# Exercise instructions
Report how many lines of these entries hold the string "document"; reply with the number alone.

# Records from a data collection
::::::::

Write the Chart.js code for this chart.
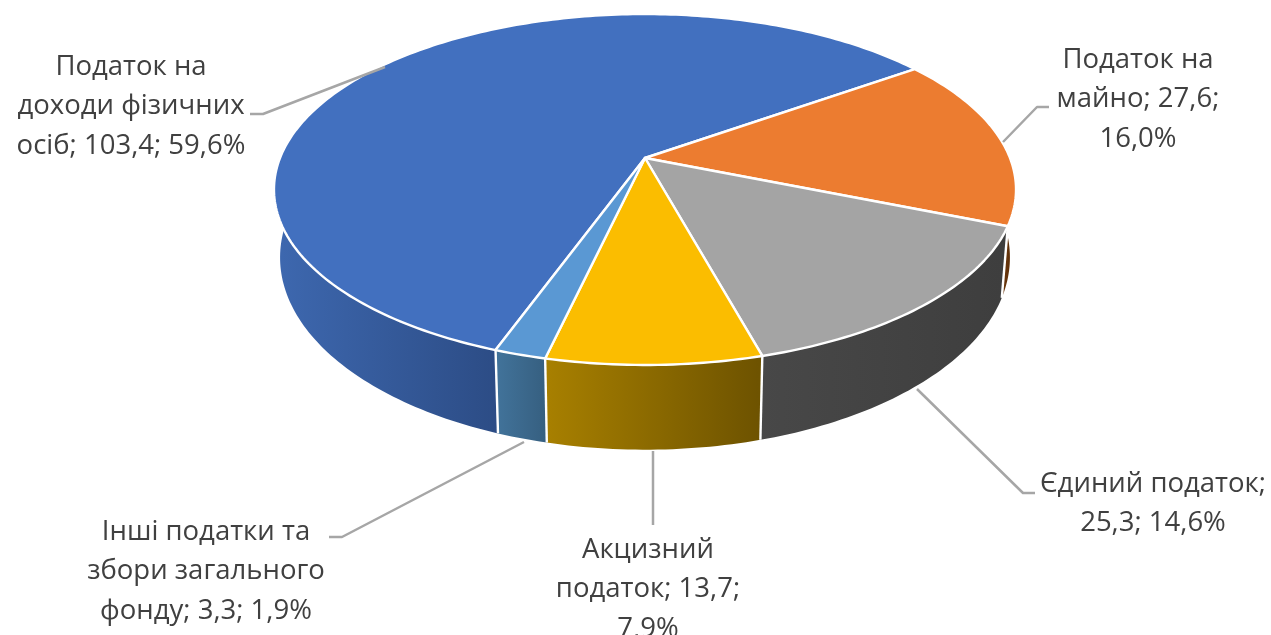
<!DOCTYPE html>
<html>
<head>
<meta charset="utf-8">
<style>html,body{margin:0;padding:0;background:#fff}canvas{display:block}</style>
<script src="https://cdn.jsdelivr.net/npm/chart.js@4/dist/chart.umd.min.js"></script>
</head>
<body>
<canvas id="c" width="1271" height="635"></canvas>
<script>
const categories = ["Податок на доходи фізичних осіб","Податок на майно","Єдиний податок","Акцизний податок","Інші податки та збори загального фонду"];
const values = [103.4, 27.6, 25.3, 13.7, 3.3];
const topColors = ["#4270bf","#ec7c30","#a4a4a4","#fbbd00","#5a98d3"];
const labelLines = [
  ["Податок на","доходи фізичних","осіб; 103,4; 59,6%"],
  ["Податок на","майно; 27,6;","16,0%"],
  ["Єдиний податок;","25,3; 14,6%"],
  ["Акцизний","податок; 13,7;","7,9%"],
  ["Інші податки та","збори загального","фонду; 3,3; 1,9%"]
];

/* layout of the perspective view */
const CX = 645, K = -0.1795;
const TOP = {a:365, b:169.8, y0:158};
const BOTTOM = {a:359, b:186, y0:223};
const WALL = [
  ["#3d67ae","#2c4c85",282,499],
  ["#6e3a10","#562a04",1000,1016],
  ["#484848","#3e3e3e",758,1003],
  ["#a88000","#6e5300",545,758],
  ["#417299","#365f80",499,546]
];
const LABEL_POS = [[131,75],[1138,68],[1153,492],[648,558],[206,540]];
const LEADERS = [
  [[250,114],[263,114],[385,67]],
  [[1003,142],[1037,107],[1049,107]],
  [[917,389],[1023,493],[1035,493]],
  [[653,451],[653,525]],
  [[524,442],[342,537],[329,537]]
];

function proj(face, ang){
  const x = Math.cos(ang), y = Math.sin(ang), w = 1 + K*y;
  return [CX + face.a*x/w, face.y0 + face.b*y/w];
}
function arcPts(face, s, e){
  const n = Math.max(2, Math.ceil((e-s)/(Math.PI/180)));
  const pts = [];
  for(let i=0;i<=n;i++) pts.push(proj(face, s+(e-s)*i/n));
  return pts;
}
const pie3d = {
  id:'pie3d',
  beforeDatasetDraw(){ return false; },
  afterDatasetsDraw(chart){
    const ctx = chart.ctx;
    const arcs = chart.getDatasetMeta(0).data;
    ctx.save();
    ctx.lineJoin = 'round';
    const order = [0,1,2,4,3];
    order.forEach(i=>{
      const a = arcs[i], w = WALL[i];
      const t = arcPts(TOP,a.startAngle,a.endAngle), b = arcPts(BOTTOM,a.startAngle,a.endAngle);
      const g = ctx.createLinearGradient(w[2],0,w[3],0);
      g.addColorStop(0,w[0]); g.addColorStop(1,w[1]);
      ctx.beginPath();
      t.forEach((p,j)=> j? ctx.lineTo(p[0],p[1]) : ctx.moveTo(p[0],p[1]));
      b.reverse().forEach(p=>ctx.lineTo(p[0],p[1]));
      ctx.closePath();
      ctx.fillStyle = g; ctx.fill();
    });
    /* white seams between the wall pieces */
    ctx.strokeStyle = '#fff'; ctx.lineWidth = 2.4;
    arcs.forEach(a=>{
      const p = proj(TOP,a.startAngle), q = proj(BOTTOM,a.startAngle);
      if(Math.sin(a.startAngle) > 0.2){
        ctx.beginPath(); ctx.moveTo(p[0],p[1]); ctx.lineTo(q[0],q[1]); ctx.stroke();
      }
    });
    /* top face */
    arcs.forEach((a,i)=>{
      const t = arcPts(TOP,a.startAngle,a.endAngle);
      ctx.beginPath();
      ctx.moveTo(CX,TOP.y0);
      t.forEach(p=>ctx.lineTo(p[0],p[1]));
      ctx.closePath();
      ctx.fillStyle = topColors[i]; ctx.fill();
      ctx.strokeStyle = '#fff'; ctx.lineWidth = 2.4; ctx.stroke();
    });
    /* leader lines */
    ctx.strokeStyle = '#a6a6a6'; ctx.lineWidth = 2.5;
    LEADERS.forEach(l=>{
      ctx.beginPath();
      l.forEach((p,j)=> j? ctx.lineTo(p[0],p[1]) : ctx.moveTo(p[0],p[1]));
      ctx.stroke();
    });
    /* data labels */
    ctx.fillStyle = '#404040';
    ctx.font = '27.5px "Open Sans"';
    ctx.textAlign = 'center';
    ctx.textBaseline = 'alphabetic';
    labelLines.forEach((lines,i)=>{
      lines.forEach((s,j)=>ctx.fillText(s, LABEL_POS[i][0], LABEL_POS[i][1]+j*39.3));
    });
    ctx.restore();
  }
};
new Chart(document.getElementById('c'),{
  type:'pie',
  data:{labels:categories,datasets:[{data:values,backgroundColor:topColors,borderColor:'#fff',borderWidth:2}]},
  options:{
    responsive:false,animation:false,rotation:199.9,
    layout:{padding:0},
    plugins:{legend:{display:false},tooltip:{enabled:false},title:{display:false}}
  },
  plugins:[pie3d]
});
</script>
</body>
</html>
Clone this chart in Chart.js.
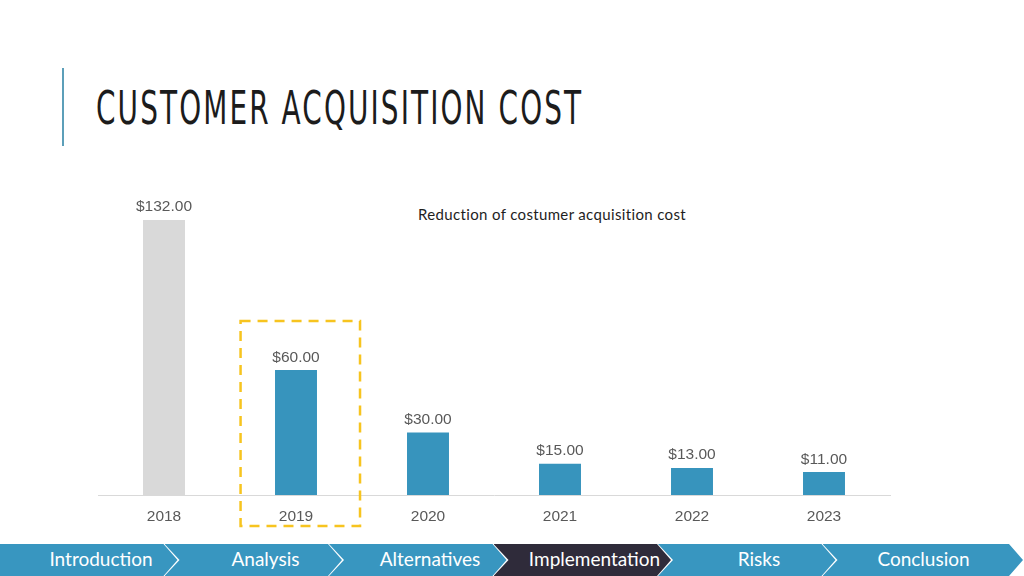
<!DOCTYPE html>
<html>
<head>
<meta charset="utf-8">
<script src="https://cdn.jsdelivr.net/npm/chart.js@4/dist/chart.umd.min.js"></script>
<style>
  html,body{margin:0;padding:0;background:#fff;}
  #wrap{position:relative;width:1024px;height:576px;overflow:hidden;background:#fff;}
  #vline{position:absolute;left:62px;top:68px;width:2px;height:78px;background:#5c9fb9;}
  #title{position:absolute;left:96px;top:80px;font-family:"DejaVu Sans Condensed","DejaVu Sans",sans-serif;font-size:47px;letter-spacing:3.2px;color:#1c1c1c;transform-origin:0 0;transform:scaleX(0.66);white-space:nowrap;line-height:56px;}
  #ctitle{position:absolute;left:418px;top:205px;font-family:"Lato","Noto Sans",sans-serif;font-size:15px;letter-spacing:0.35px;color:#1e1e1e;white-space:nowrap;}
  #cv{position:absolute;left:0;top:170px;width:1024px;height:370px;}
  .seg{position:absolute;top:544px;height:32px;color:#fff;font-family:"Lato","Noto Sans",sans-serif;font-size:19px;line-height:30px;white-space:nowrap;}
</style>
</head>
<body>
<div id="wrap">
  <div id="vline"></div>
  <div id="title">CUSTOMER ACQUISITION COST</div>
  <div id="ctitle">Reduction of costumer acquisition cost</div>
  <canvas id="cv" width="1024" height="370"></canvas>
  <div id="nav"></div>
</div>
<script>
const categories = ["2018","2019","2020","2021","2022","2023"];
const costValues = [132, 60, 30, 15, 13, 11];
const navItems = ["Introduction","Analysis","Alternatives","Implementation","Risks","Conclusion"];
const activeNav = 3;
const highlightIndex = 1;

// navigation chevrons
(function(){
  const nav = document.getElementById('nav');
  const step = 164.5, depth = 14;
  navItems.forEach((name,i)=>{
    const d = document.createElement('div');
    d.className='seg';
    const left = i*step;
    const w = (i===navItems.length-1) ? (1024-left) : (step+depth);
    d.style.left = left+'px';
    d.style.width = w+'px';
    d.style.background = (i===activeNav) ? '#2f2b3a' : '#3896c0';
    const bodyW = w - depth;
    const notch = i===0 ? '0px 50%' : (depth+1)+'px 50%';
    d.style.clipPath = `polygon(0px 0px, ${bodyW-1}px 0px, ${w-1}px 50%, ${bodyW-1}px 100%, 0px 100%, ${notch})`;
    const span = document.createElement('span');
    span.textContent = name;
    span.style.position='absolute';
    span.style.left='101px';
    span.style.transform='translateX(-50%)';
    d.appendChild(span);
    nav.appendChild(d);
  });
})();

const valueLabels = {
  id:'valueLabels',
  afterDatasetsDraw(chart){
    const ctx = chart.ctx;
    const meta = chart.getDatasetMeta(0);
    ctx.save();
    ctx.font = '15.5px "Liberation Sans", Arial, sans-serif';
    ctx.fillStyle = '#595959';
    ctx.textAlign = 'center';
    ctx.textBaseline = 'bottom';
    meta.data.forEach((bar,i)=>{
      ctx.fillText('$'+costValues[i].toFixed(2), bar.x, bar.y - 5);
    });
    ctx.restore();
  }
};

const highlightBox = {
  id:'highlightBox',
  afterDraw(chart){
    const ctx = chart.ctx;
    const xs = chart.scales.x, ys = chart.scales.y;
    const cx = xs.getPixelForValue(highlightIndex);
    const catW = xs.width/categories.length;
    const left = cx - catW*0.42, right = cx + catW*0.485;
    const top = ys.getPixelForValue(costValues[highlightIndex]) - 49;
    const bottom = chart.chartArea.bottom + 31;
    ctx.save();
    ctx.strokeStyle = '#f7c41f';
    ctx.lineWidth = 2.5;
    ctx.setLineDash([10,7]);
    ctx.strokeRect(left, top, right-left, bottom-top);
    ctx.restore();
  }
};

new Chart(document.getElementById('cv'), {
  type:'bar',
  data:{
    labels: categories,
    datasets:[{
      data: costValues,
      backgroundColor: costValues.map((v,i)=> i===0 ? '#d9d9d9' : '#3794bd'),
      categoryPercentage: 1,
      barPercentage: 0.318
    }]
  },
  options:{
    responsive:false,
    animation:false,
    devicePixelRatio:1,
    layout:{padding:{left:98,right:134,top:33.3,bottom:5}},
    plugins:{legend:{display:false},tooltip:{enabled:false},title:{display:false}},
    scales:{
      y:{display:false,min:0,max:140},
      x:{
        grid:{display:false,drawTicks:false},
        border:{display:true,color:'#d9d9d9',width:1},
        ticks:{color:'#595959',font:{family:'"Liberation Sans", Arial, sans-serif',size:15.5},padding:12},
        afterFit(scale){scale.height=40;}
      }
    }
  },
  plugins:[valueLabels, highlightBox]
});
</script>
</body>
</html>
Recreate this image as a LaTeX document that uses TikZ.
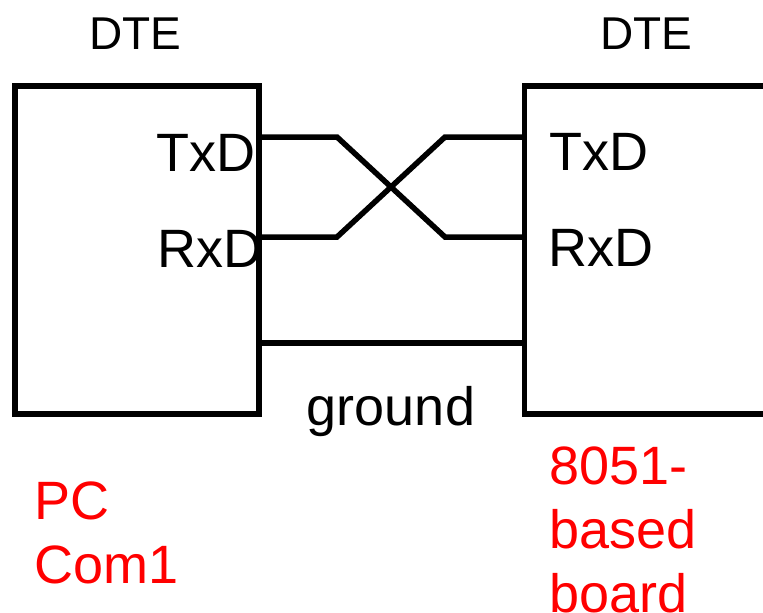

::::::::

# Response to the exercise
6